Prompt: Every line below is to be copied exactly, with the pictures left out.

Dataset section:
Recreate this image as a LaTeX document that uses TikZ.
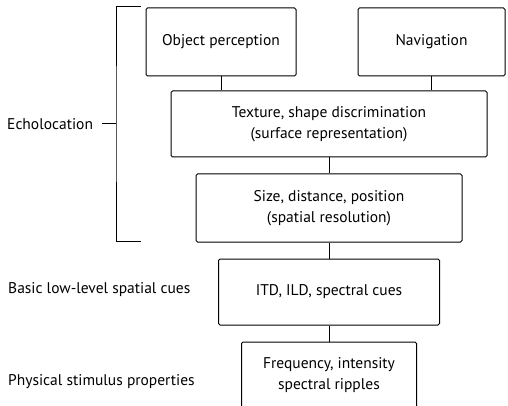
\documentclass[tikz,border=0pt]{standalone}
\usepackage{fontspec}
\setmainfont{PT Sans}
\usetikzlibrary{positioning}
\tikzstyle{block} = [rectangle, draw, text centered, rounded corners=1.5pt, inner sep=0pt, line width=1pt, minimum height=66pt]
\tikzstyle{line} = [draw, line width=1pt]
\tikzstyle{levelname} = [anchor=west, inner sep=0pt]

\begin{document}
\begin{tikzpicture}[x=1pt, y=-1pt, node distance=16pt, font=\fontsize{15.5}{20.5}\selectfont]
      \useasboundingbox (0,0) rectangle (508,406);
      % place nodes
      \node [block, minimum width=150pt, minimum height=68pt] (obj) at (221,42) {Object perception};
      \node [block, minimum width=147pt, minimum height=68pt] (nav) at (431.5,42) {Navigation};
      \node [block, minimum width=316pt, align=center] (tex) at (329,124) {Texture, shape discrimination\\(surface representation)};
      \node [block, below=of tex, minimum width=266pt, minimum height=68pt, align=center] (size) {Size, distance, position\\(spatial resolution)};
      \node [block, below=of size, minimum width=221pt] (itd) {ITD, ILD, spectral cues};
      \node [block, below=of itd, minimum width=175pt, align=center] (freq) {Frequency, intensity\\spectral ripples};

      \node [levelname] (echo) at (7,124) {Echolocation};
      \node [levelname] (basic) at (8,290) {Basic low-level spatial cues};
      \node [levelname] (phys) at (8,382) {Physical stimulus properties};

      \coordinate (brtop) at (141,7);
      \coordinate (brmid) at (116,124);
      \coordinate (brbot) at (141,241);

      % draw edges
      \path [line] (obj.south) -- (obj.south |- tex.north);
      \path [line] (nav.south) -- (nav.south |- tex.north);
      \path [line] (tex) -- (size);
      \path [line] (size) -- (itd);
      \path [line] (itd) -- (freq);
      \path [line] (brtop) -| (brmid) |- (brbot);
      \path [line] ([xshift=9pt]echo.east) -- (brmid);
    \end{tikzpicture}
\end{document}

Completed exercise:
Recreate this image as a LaTeX document that uses TikZ.
\documentclass[tikz,border=0pt]{standalone}
\usepackage{fontspec}
\setmainfont{PT Sans}
\usetikzlibrary{positioning}
\tikzstyle{block} = [rectangle, draw, text centered, rounded corners=1.5pt, inner sep=0pt, line width=1pt, minimum height=66pt]
\tikzstyle{line} = [draw, line width=1pt]
\tikzstyle{levelname} = [anchor=west, inner sep=0pt]

\begin{document}
\begin{tikzpicture}[x=1pt, y=-1pt, node distance=16pt, font=\fontsize{15.5}{20.5}\selectfont]
      \useasboundingbox (0,0) rectangle (508,406);
      % place nodes
      \node [block, minimum width=150pt, minimum height=68pt] (obj) at (221,42) {Object perception};
      \node [block, minimum width=147pt, minimum height=68pt] (nav) at (431.5,42) {Navigation};
      \node [block, minimum width=316pt, align=center] (tex) at (329,124) {Texture, shape discrimination\\(surface representation)};
      \node [block, below=of tex, minimum width=266pt, minimum height=68pt, align=center] (size) {Size, distance, position\\(spatial resolution)};
      \node [block, below=of size, minimum width=221pt] (itd) {ITD, ILD, spectral cues};
      \node [block, below=of itd, minimum width=175pt, align=center] (freq) {Frequency, intensity\\spectral ripples};

      \node [levelname] (echo) at (7,124) {Echolocation};
      \node [levelname] (basic) at (8,290) {Basic low-level spatial cues};
      \node [levelname] (phys) at (8,382) {Physical stimulus properties};

      \coordinate (brtop) at (141,7);
      \coordinate (brmid) at (116,124);
      \coordinate (brbot) at (141,241);

      % draw edges
      \path [line] (obj.south) -- (obj.south |- tex.north);
      \path [line] (nav.south) -- (nav.south |- tex.north);
      \path [line] (tex) -- (size);
      \path [line] (size) -- (itd);
      \path [line] (itd) -- (freq);
      \path [line] (brtop) -| (brmid) |- (brbot);
      \path [line] ([xshift=9pt]echo.east) -- (brmid);
    \end{tikzpicture}
\end{document}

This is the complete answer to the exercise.